Getting a grip on our garbage

SUN0925 Incinerators

Nobody likes to be thought of as a garbage factory but — like it or not — that is what cities have always been and will continue to be, despite our sense of sophisticated entitlement. While only the most narrow-minded would dismiss the enormous cultural, social and economic contribution of the city to human development, there is a sobering reminder of the cost in the fact that we are also perceived as perpetual-motion refuse machines in the surrounding hinterlands to which we increasingly export our rubbish while importing their resources and young people.

In Vancouver, for example, just over 600,000 inhabitants generated 557,334 tonnes of waste last year. Sort that into commercial, demolition and residential waste and it turns out that the average citizen produces about half a tonne of garbage a year. Put another way — because fooling around with dimensional statistics is always fun — some amusing calculations for converting residential waste to volume that were developed in California show Vancouverites produce roughly enough garbage to bury Library Square to the depth of a 37 storey building, which is about four times higher than the present library. Our garbage tower would rank as the 22nd tallest building in the city. That’s just for 2013. Add another one, likely taller, each year.

Statistics Canada reports that between 2001 and 2006, population growth in the country’s 33 main metropolitan areas grew at a rate which was seven times that for small towns and rural areas. Most Canadians now live in just six of those metropolitan areas — 10 million of us in the regions surrounding Toronto, Montreal and Vancouver. And even though there have been dramatic improvements in recapturing both materials for recycling and for energy from the urban garbage stream, the actual volume is obviously going to continue to be a problem with which we must wrestle.

If we are living examples of American writer Mason Cooley’s aphorism that human society sustains itself by transforming nature into garbage, it behooves us all to stop thinking about garbage simply as something useless to throw away. Start thinking about it instead as a resource we can exploit for all kinds of added value. In fairness, municipal waste managers, particularly across the Metro Vancouver region but in many other cities, too, have been among the most progressive thinkers in this. They have launched campaigns urging us to reuse, recycle and repurpose while developing practical and pragmatic ways to extract genuine economic value from the garbage stream.
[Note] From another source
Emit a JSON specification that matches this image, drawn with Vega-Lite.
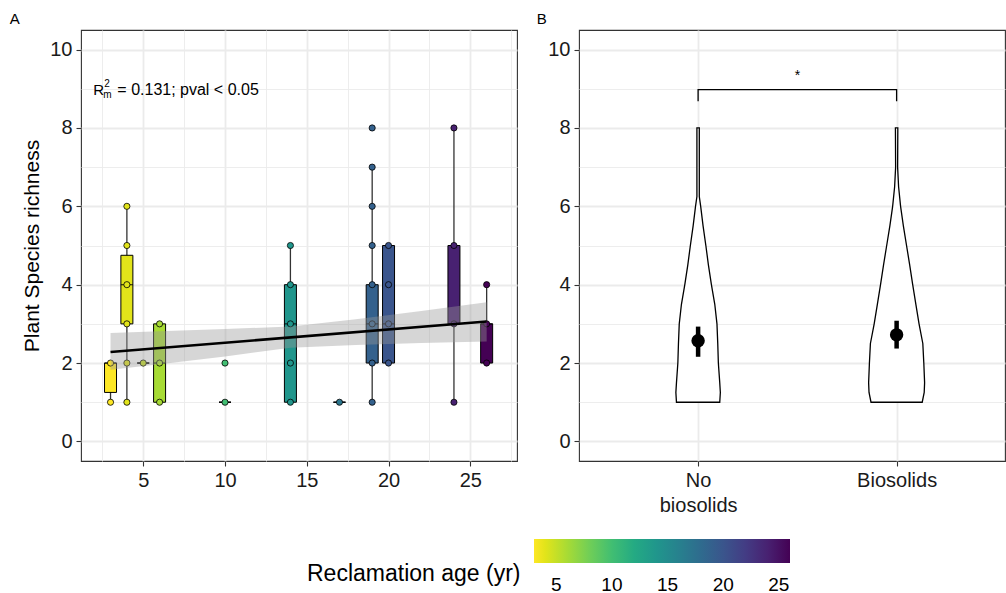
{
  "$schema": "https://vega.github.io/schema/vega-lite/v6.json",
  "background": "white",
  "padding": {"left": 9, "top": 11, "right": 0, "bottom": 0},
  "bounds": "flush",
  "spacing": 62,
  "datasets": {
    "boxes": [
      {"age": 3, "lower": 1, "q1": 1.25, "median": 2, "q3": 2, "upper": 2},
      {"age": 4, "lower": 1, "q1": 3, "median": 4, "q3": 4.75, "upper": 6},
      {"age": 5, "lower": 2, "q1": 2, "median": 2, "q3": 2, "upper": 2},
      {"age": 6, "lower": 1, "q1": 1, "median": 2, "q3": 3, "upper": 3},
      {"age": 10, "lower": 1, "q1": 1, "median": 1, "q3": 1, "upper": 1},
      {"age": 14, "lower": 1, "q1": 1, "median": 3, "q3": 4, "upper": 5},
      {"age": 17, "lower": 1, "q1": 1, "median": 1, "q3": 1, "upper": 1},
      {"age": 19, "lower": 1, "q1": 2, "median": 3, "q3": 4, "upper": 7},
      {"age": 20, "lower": 2, "q1": 2, "median": 3, "q3": 5, "upper": 5},
      {"age": 24, "lower": 1, "q1": 3, "median": 3, "q3": 5, "upper": 8},
      {"age": 26, "lower": 2, "q1": 2, "median": 3, "q3": 3, "upper": 4}
    ],
    "points": [
      {"age": 3, "richness": 1}, {"age": 3, "richness": 2},
      {"age": 4, "richness": 1}, {"age": 4, "richness": 2}, {"age": 4, "richness": 3}, {"age": 4, "richness": 4}, {"age": 4, "richness": 5}, {"age": 4, "richness": 6},
      {"age": 5, "richness": 2},
      {"age": 6, "richness": 1}, {"age": 6, "richness": 2}, {"age": 6, "richness": 3},
      {"age": 10, "richness": 1}, {"age": 10, "richness": 2},
      {"age": 14, "richness": 1}, {"age": 14, "richness": 2}, {"age": 14, "richness": 3}, {"age": 14, "richness": 4}, {"age": 14, "richness": 5},
      {"age": 17, "richness": 1},
      {"age": 19, "richness": 1}, {"age": 19, "richness": 2}, {"age": 19, "richness": 3}, {"age": 19, "richness": 4}, {"age": 19, "richness": 5}, {"age": 19, "richness": 6}, {"age": 19, "richness": 7}, {"age": 19, "richness": 8},
      {"age": 20, "richness": 2}, {"age": 20, "richness": 3}, {"age": 20, "richness": 4}, {"age": 20, "richness": 5},
      {"age": 24, "richness": 1}, {"age": 24, "richness": 3}, {"age": 24, "richness": 5}, {"age": 24, "richness": 8},
      {"age": 26, "richness": 2}, {"age": 26, "richness": 3}, {"age": 26, "richness": 4}
    ],
    "band": [
      {"age": 3, "lo": 1.83, "hi": 2.77},
      {"age": 6, "lo": 1.97, "hi": 2.81},
      {"age": 10, "lo": 2.17, "hi": 2.87},
      {"age": 14, "lo": 2.39, "hi": 2.93},
      {"age": 18, "lo": 2.46, "hi": 3.12},
      {"age": 22, "lo": 2.51, "hi": 3.33},
      {"age": 26, "lo": 2.55, "hi": 3.55}
    ],
    "fit": [
      {"age": 3, "richness": 2.28},
      {"age": 26, "richness": 3.06}
    ],
    "annot": [
      {"age": 1.95, "richness": 8.83}
    ],
    "violin": [
      {"group": 1, "richness": 1.0, "lo": 0.891, "hi": 1.109},
      {"group": 1, "richness": 1.25, "lo": 0.888, "hi": 1.112},
      {"group": 1, "richness": 1.5, "lo": 0.891, "hi": 1.109},
      {"group": 1, "richness": 2.0, "lo": 0.898, "hi": 1.102},
      {"group": 1, "richness": 2.5, "lo": 0.901, "hi": 1.099},
      {"group": 1, "richness": 3.0, "lo": 0.905, "hi": 1.095},
      {"group": 1, "richness": 3.5, "lo": 0.916, "hi": 1.084},
      {"group": 1, "richness": 4.0, "lo": 0.933, "hi": 1.067},
      {"group": 1, "richness": 4.5, "lo": 0.948, "hi": 1.052},
      {"group": 1, "richness": 5.0, "lo": 0.961, "hi": 1.039},
      {"group": 1, "richness": 5.5, "lo": 0.975, "hi": 1.025},
      {"group": 1, "richness": 6.0, "lo": 0.987, "hi": 1.013},
      {"group": 1, "richness": 6.25, "lo": 0.994, "hi": 1.006},
      {"group": 1, "richness": 7.0, "lo": 0.994, "hi": 1.006},
      {"group": 1, "richness": 8.0, "lo": 0.994, "hi": 1.006},
      {"group": 2, "richness": 1.0, "lo": 1.871, "hi": 2.129},
      {"group": 2, "richness": 1.25, "lo": 1.861, "hi": 2.139},
      {"group": 2, "richness": 1.5, "lo": 1.859, "hi": 2.141},
      {"group": 2, "richness": 2.0, "lo": 1.863, "hi": 2.137},
      {"group": 2, "richness": 2.5, "lo": 1.868, "hi": 2.132},
      {"group": 2, "richness": 3.0, "lo": 1.887, "hi": 2.113},
      {"group": 2, "richness": 3.5, "lo": 1.903, "hi": 2.097},
      {"group": 2, "richness": 4.0, "lo": 1.919, "hi": 2.081},
      {"group": 2, "richness": 4.5, "lo": 1.934, "hi": 2.066},
      {"group": 2, "richness": 5.0, "lo": 1.950, "hi": 2.050},
      {"group": 2, "richness": 5.5, "lo": 1.966, "hi": 2.034},
      {"group": 2, "richness": 6.0, "lo": 1.980, "hi": 2.020},
      {"group": 2, "richness": 6.5, "lo": 1.990, "hi": 2.010},
      {"group": 2, "richness": 7.0, "lo": 1.995, "hi": 2.005},
      {"group": 2, "richness": 8.0, "lo": 1.994, "hi": 2.006}
    ],
    "means": [
      {"group": 1, "mean": 2.57, "lo": 2.16, "hi": 2.93},
      {"group": 2, "mean": 2.72, "lo": 2.37, "hi": 3.08}
    ],
    "bracket": [
      {"i": 1, "group": 1, "richness": 8.68},
      {"i": 2, "group": 1, "richness": 8.98},
      {"i": 3, "group": 2, "richness": 8.98},
      {"i": 4, "group": 2, "richness": 8.68}
    ],
    "star": [
      {"group": 1.5, "richness": 9.33, "label": "*"}
    ]
  },
  "hconcat": [
    {
      "width": 436,
      "height": 431,
      "title": {"text": "A", "anchor": "start", "frame": "bounds", "fontSize": 15, "fontWeight": "normal", "font": "Liberation Sans", "color": "black", "dx": -12, "offset": 3},
      "layer": [
        {
          "data": {"name": "boxes"},
          "mark": {"type": "rule", "color": "#333333", "strokeWidth": 1.3},
          "encoding": {
            "x": {"field": "age", "type": "quantitative", "scale": {"domain": [1.5, 27.55], "nice": false, "zero": false},
                  "axis": {"title": null, "values": [2.5, 5, 7.5, 10, 12.5, 15, 17.5, 20, 22.5, 25, 27.5],
                           "labelExpr": "datum.value % 5 == 0 ? datum.label : ''",
                           "tickOpacity": {"condition": {"test": "datum.value % 5 != 0", "value": 0}, "value": 1},
                           "gridWidth": {"condition": {"test": "datum.value % 5 == 0", "value": 1.8}, "value": 0.9}}},
            "y": {"field": "lower", "type": "quantitative", "scale": {"domain": [-0.5, 10.5], "nice": false, "zero": false},
                  "axis": {"title": "Plant Species richness", "titlePadding": 7, "titleFontSize": 21, "values": [0, 1, 2, 3, 4, 5, 6, 7, 8, 9, 10],
                           "labelExpr": "datum.value % 2 == 0 ? datum.label : ''",
                           "tickOpacity": {"condition": {"test": "datum.value % 2 != 0", "value": 0}, "value": 1},
                           "gridWidth": {"condition": {"test": "datum.value % 2 == 0", "value": 1.8}, "value": 0.9}}},
            "y2": {"field": "upper"}
          }
        },
        {
          "data": {"name": "boxes"},
          "mark": {"type": "bar", "size": 12, "stroke": "black", "strokeWidth": 1},
          "encoding": {
            "x": {"field": "age", "type": "quantitative"},
            "y": {"field": "q1", "type": "quantitative"},
            "y2": {"field": "q3"},
            "fill": {"field": "age", "type": "quantitative",
                     "scale": {"scheme": "viridis", "reverse": true, "domain": [3, 26]},
                     "legend": {"title": "Reclamation age (yr)", "orient": "none", "legendX": 226, "legendY": 509,
                                "direction": "horizontal", "titleOrient": "left", "titleAnchor": "end", "titleBaseline": "top",
                                "titleLimit": 400,
                                "gradientLength": 256, "gradientThickness": 24, "values": [5, 10, 15, 20, 25],
                                "titleFontSize": 23, "titleFont": "Liberation Sans", "titleFontWeight": "normal", "titleColor": "black",
                                "labelFontSize": 19, "labelFont": "Liberation Sans", "labelColor": "black", "labelOffset": 13,
                                "titlePadding": 13, "gradientStrokeWidth": 0}}
          }
        },
        {
          "data": {"name": "boxes"},
          "mark": {"type": "tick", "orient": "horizontal", "size": 12, "thickness": 1.3, "color": "black"},
          "encoding": {
            "x": {"field": "age", "type": "quantitative"},
            "y": {"field": "median", "type": "quantitative"}
          }
        },
        {
          "data": {"name": "points"},
          "mark": {"type": "circle", "size": 38, "stroke": "black", "strokeWidth": 0.8, "opacity": 1},
          "encoding": {
            "x": {"field": "age", "type": "quantitative"},
            "y": {"field": "richness", "type": "quantitative"},
            "fill": {"field": "age", "type": "quantitative"}
          }
        },
        {
          "data": {"name": "band"},
          "mark": {"type": "area", "color": "#999999", "opacity": 0.4},
          "encoding": {
            "x": {"field": "age", "type": "quantitative"},
            "y": {"field": "lo", "type": "quantitative"},
            "y2": {"field": "hi"}
          }
        },
        {
          "data": {"name": "fit"},
          "mark": {"type": "line", "color": "black", "strokeWidth": 2.6},
          "encoding": {
            "x": {"field": "age", "type": "quantitative"},
            "y": {"field": "richness", "type": "quantitative"}
          }
        },
        {
          "data": {"name": "annot"},
          "mark": {"type": "text", "text": "R", "align": "left", "baseline": "alphabetic", "fontSize": 15, "font": "Liberation Sans", "color": "black"},
          "encoding": {
            "x": {"field": "age", "type": "quantitative"},
            "y": {"field": "richness", "type": "quantitative"}
          }
        },
        {
          "data": {"name": "annot"},
          "mark": {"type": "text", "text": "2", "align": "left", "baseline": "alphabetic", "fontSize": 10, "font": "Liberation Sans", "color": "black", "dx": 11, "dy": -8},
          "encoding": {
            "x": {"field": "age", "type": "quantitative"},
            "y": {"field": "richness", "type": "quantitative"}
          }
        },
        {
          "data": {"name": "annot"},
          "mark": {"type": "text", "text": "m", "align": "left", "baseline": "alphabetic", "fontSize": 10, "font": "Liberation Sans", "color": "black", "dx": 10, "dy": 3},
          "encoding": {
            "x": {"field": "age", "type": "quantitative"},
            "y": {"field": "richness", "type": "quantitative"}
          }
        },
        {
          "data": {"name": "annot"},
          "mark": {"type": "text", "text": "= 0.131; pval < 0.05", "align": "left", "baseline": "alphabetic", "fontSize": 16, "font": "Liberation Sans", "color": "black", "dx": 24},
          "encoding": {
            "x": {"field": "age", "type": "quantitative"},
            "y": {"field": "richness", "type": "quantitative"}
          }
        }
      ]
    },
    {
      "width": 426,
      "height": 431,
      "title": {"text": "B", "anchor": "start", "frame": "bounds", "fontSize": 15, "fontWeight": "normal", "font": "Liberation Sans", "color": "black", "dx": -11, "offset": 3},
      "layer": [
        {
          "data": {"name": "violin"},
          "mark": {"type": "area", "orient": "horizontal", "fill": "white", "stroke": "black", "strokeWidth": 1.3},
          "encoding": {
            "x": {"field": "lo", "type": "quantitative", "scale": {"domain": [0.4, 2.546], "nice": false, "zero": false},
                  "axis": {"title": null, "values": [1, 2], "labelLineHeight": 25,
                           "labelExpr": "datum.value == 1 ? ['No', 'biosolids'] : 'Biosolids'",
                           "gridWidth": 1.8}},
            "x2": {"field": "hi"},
            "y": {"field": "richness", "type": "quantitative", "scale": {"domain": [-0.5, 10.5], "nice": false, "zero": false},
                  "axis": {"title": null, "values": [0, 1, 2, 3, 4, 5, 6, 7, 8, 9, 10],
                           "labelExpr": "datum.value % 2 == 0 ? datum.label : ''",
                           "tickOpacity": {"condition": {"test": "datum.value % 2 != 0", "value": 0}, "value": 1},
                           "gridWidth": {"condition": {"test": "datum.value % 2 == 0", "value": 1.8}, "value": 0.9}}},
            "detail": {"field": "group", "type": "nominal"}
          }
        },
        {
          "data": {"name": "means"},
          "mark": {"type": "rule", "color": "black", "strokeWidth": 4.5},
          "encoding": {
            "x": {"field": "group", "type": "quantitative"},
            "y": {"field": "lo", "type": "quantitative"},
            "y2": {"field": "hi"}
          }
        },
        {
          "data": {"name": "means"},
          "mark": {"type": "circle", "color": "black", "size": 180, "opacity": 1},
          "encoding": {
            "x": {"field": "group", "type": "quantitative"},
            "y": {"field": "mean", "type": "quantitative"}
          }
        },
        {
          "data": {"name": "bracket"},
          "mark": {"type": "line", "color": "black", "strokeWidth": 1.3},
          "encoding": {
            "x": {"field": "group", "type": "quantitative"},
            "y": {"field": "richness", "type": "quantitative"},
            "order": {"field": "i", "type": "quantitative"}
          }
        },
        {
          "data": {"name": "star"},
          "mark": {"type": "text", "fontSize": 14, "font": "Liberation Sans", "color": "black", "baseline": "middle"},
          "encoding": {
            "x": {"field": "group", "type": "quantitative"},
            "y": {"field": "richness", "type": "quantitative"},
            "text": {"field": "label"}
          }
        }
      ]
    }
  ],
  "config": {
    "font": "Liberation Sans",
    "view": {"stroke": "#333333", "strokeWidth": 1.1},
    "axis": {
      "domain": false,
      "grid": true,
      "gridColor": "#EBEBEB",
      "tickColor": "#333333",
      "tickSize": 5,
      "tickWidth": 1.1,
      "labelFont": "Liberation Sans",
      "labelFontSize": 20,
      "labelColor": "#1a1a1a",
      "labelPadding": 4,
      "titleFont": "Liberation Sans",
      "titleFontSize": 20,
      "titleFontWeight": "normal",
      "titleColor": "black"
    }
  }
}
As a result, we have effective programs for diverting organic waste — from kitchen scraps to lawn cuttings into compost — which can be reinvested in the natural landscape. Across Canada, more than 60 facilities — including here — now recover methane gas from landfills. Not only is gas used to generate energy, the extraction process reduces greenhouse emissions from urban landfills equivalent to almost seven million tonnes of carbon dioxide a year. In Edmonton, a new plant converts municipal garbage to cleaner-burning biofuels to further reduce carbon footprints. Others mine discarded computer and electronic parts. And so on.

The success of these strategies has been remarkable. In Vancouver, for example, per capita waste generation has been trending downward with satisfying consistency since 2007. Overall, the diversion rate for municipal waste has improved from 37 per cent in 1994 to almost 60 per cent in 2014.